For the first time, this map shows the power outputs and estimated percentage of UK electricity demand being met each by individual offshore wind farm around the coast.
The map can be broken down by individual wind farms to show site capacity, operator, number of turbines, current wind speed and electricity generation output from all 27 offshore wind farms in the UK, which comprise nearly 1500 individual turbines.
Teesside-based EnAppSys was responsible for sourcing and bringing together comprehensive wind energy data from around the country to enable the map to be updated every hour.
The map also displays previous monthly and yearly wind power generation output data and compares the generation forecast to other energy generation sources such as coal, gas and nuclear.
The Crown Estate plays a role in the development of the offshore wind sector through its active asset management of the UK seabed to unlock value, including awarding leases for construction of wind farms and encouraging industry cooperation to share best practice, boost performance and bring down costs.

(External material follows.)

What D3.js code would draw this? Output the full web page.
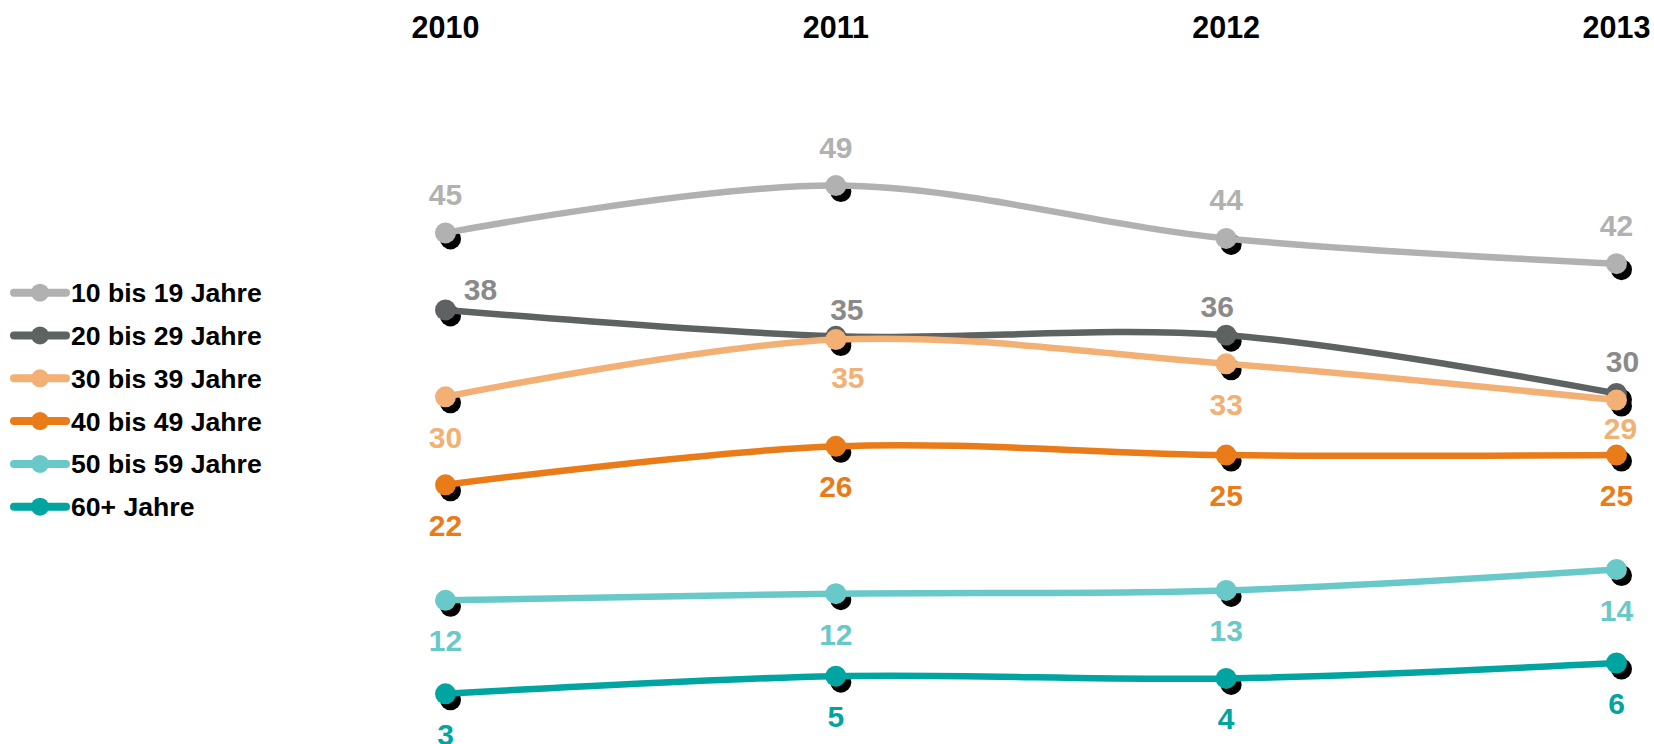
<!DOCTYPE html>
<html>
<head>
<meta charset="utf-8">
<script src="https://cdn.jsdelivr.net/npm/d3@7"></script>
<style>
  body { margin: 0; background: #fff; }
  svg text { font-family: "Liberation Sans", Arial, sans-serif; font-weight: bold; }
</style>
</head>
<body>
<div id="chart"></div>
<script>
(function () {
  'use strict';

  // categories
  var years = ['2010', '2011', '2012', '2013'];
  var groups = ['10 bis 19 Jahre', '20 bis 29 Jahre', '30 bis 39 Jahre',
                '40 bis 49 Jahre', '50 bis 59 Jahre', '60+ Jahre'];

  // plotted values and the printed labels
  var age10to19 = [44.9, 49.2, 44.4, 42.1];
  var age20to29 = [37.9, 35.5, 35.6, 30.3];
  var age30to39 = [30.0, 35.2, 33.0, 29.7];
  var age40to49 = [22.0, 25.5, 24.7, 24.7];
  var age50to59 = [11.5, 12.1, 12.4, 14.3];
  var age60plus = [3.0, 4.6, 4.4, 5.8];

  var labels10to19 = ['45', '49', '44', '42'];
  var labels20to29 = ['38', '35', '36', '30'];
  var labels30to39 = ['30', '35', '33', '29'];
  var labels40to49 = ['22', '26', '25', '25'];
  var labels50to59 = ['12', '12', '13', '14'];
  var labels60plus = ['3', '5', '4', '6'];

  var seriesValues = [age10to19, age20to29, age30to39, age40to49, age50to59, age60plus];
  var seriesLabels = [labels10to19, labels20to29, labels30to39, labels40to49, labels50to59, labels60plus];

  // styling
  var lineColors = ['#b0b1b0', '#5f6262', '#f2b074', '#e97c18', '#69c9c8', '#00a4a0'];
  var textColors = ['#b0b1b0', '#8a8a8a', '#f2b074', '#e97c18', '#69c9c8', '#00a4a0'];
  var placement = ['above', 'above', 'below', 'below', 'below', 'below'];
  // hand nudges for labels that sit off the default spot [dx, dy]
  var nudges = {
    '1-0': [35, -10], '1-1': [11, -16], '1-2': [-9, -18], '1-3': [6, -22],
    '2-1': [12, 48], '2-3': [4, 39]
  };

  var width = 1654, height = 744;

  var svg = d3.select('#chart').append('svg')
    .attr('width', width)
    .attr('height', height);

  var x = d3.scalePoint().domain(years).range([445.5, 1616.5]);
  var y = d3.scaleLinear().domain([0, 50]).range([726.8, 176.8]);

  // year headers on top
  svg.append('g').selectAll('text')
    .data(years)
    .enter()
    .append('text')
    .attr('x', function (d) { return x(d); })
    .attr('y', 38)
    .attr('text-anchor', 'middle')
    .style('font-size', '30.5px')
    .style('fill', '#000')
    .text(function (d) { return d; });

  var line = d3.line()
    .x(function (d, i) { return x(years[i]); })
    .y(function (d) { return y(d); })
    .curve(d3.curveCardinal.tension(0));

  var r = 10.5;

  // draw each series: line, shadow dots, dots
  seriesValues.forEach(function (vals, s) {
    var g = svg.append('g').attr('class', 'series');

    g.selectAll('circle.shadow')
      .data(vals)
      .enter()
      .append('circle')
      .attr('class', 'shadow')
      .attr('cx', function (d, i) { return x(years[i]) + 5; })
      .attr('cy', function (d) { return y(d) + 6; })
      .attr('r', r)
      .style('fill', '#000');

    g.append('path')
      .datum(vals)
      .attr('d', line)
      .style('fill', 'none')
      .style('stroke', lineColors[s])
      .style('stroke-width', 6.5);

    g.selectAll('circle.dot')
      .data(vals)
      .enter()
      .append('circle')
      .attr('class', 'dot')
      .attr('cx', function (d, i) { return x(years[i]); })
      .attr('cy', function (d) { return y(d); })
      .attr('r', r)
      .style('fill', lineColors[s]);
  });

  // value labels go on top of everything
  seriesValues.forEach(function (vals, s) {
    svg.append('g').selectAll('text')
      .data(vals)
      .enter()
      .append('text')
      .attr('x', function (d, i) {
        var n = nudges[s + '-' + i];
        return x(years[i]) + (n ? n[0] : 0);
      })
      .attr('y', function (d, i) {
        var n = nudges[s + '-' + i];
        if (n) { return y(d) + n[1]; }
        return y(d) + (placement[s] === 'above' ? -28 : 51);
      })
      .attr('text-anchor', 'middle')
      .style('font-size', '30px')
      .style('fill', textColors[s])
      .text(function (d, i) { return seriesLabels[s][i]; });
  });

  // legend on the left
  var ly = d3.scalePoint().domain(groups).range([292.7, 506.7]);

  var items = svg.append('g').selectAll('g')
    .data(groups)
    .enter()
    .append('g')
    .attr('transform', function (d) { return 'translate(0,' + ly(d) + ')'; });

  items.append('line')
    .attr('x1', 14)
    .attr('x2', 66)
    .style('stroke', function (d, i) { return lineColors[i]; })
    .style('stroke-width', 8)
    .style('stroke-linecap', 'round');

  items.append('circle')
    .attr('cx', 40)
    .attr('r', 9)
    .style('fill', function (d, i) { return lineColors[i]; });

  items.append('text')
    .attr('x', 71)
    .attr('y', 9.5)
    .style('font-size', '26.6px')
    .style('fill', '#000')
    .text(function (d) { return d; });
}());
</script>
</body>
</html>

Phil Hewitt, Director of EnAppSys, said: “The opportunity to work with The Crown Estate on the offshore wind map was a really interesting project for us. We have provided them with data for some time to help them forecast revenues but this project has now got our data and services in the public domain which is exciting.
“Getting useful data on the operation of all the facets of the offshore fleet required accessing different sources; forecasts, energy market notifications and metering data.
“Combining these sources to provide a snapshot of information that members of the general public can understand was a challenge, but we hope the end result will help inform the debate on the usefulness of wind power.”
Huub den Rooijen, director of energy at the Crown Estate, said: “The UK has more offshore wind turbines installed than the rest of the world put together. It remains the most attractive country to invest in globally, but its success as a UK infrastructure story is not well known.
“We hope this map will inspire greater understanding of this sector, which is on course to meet 10% of the UK’s electricity demand by 2020 and is already making a significant contribution to a secure, low carbon energy mix for the UK.”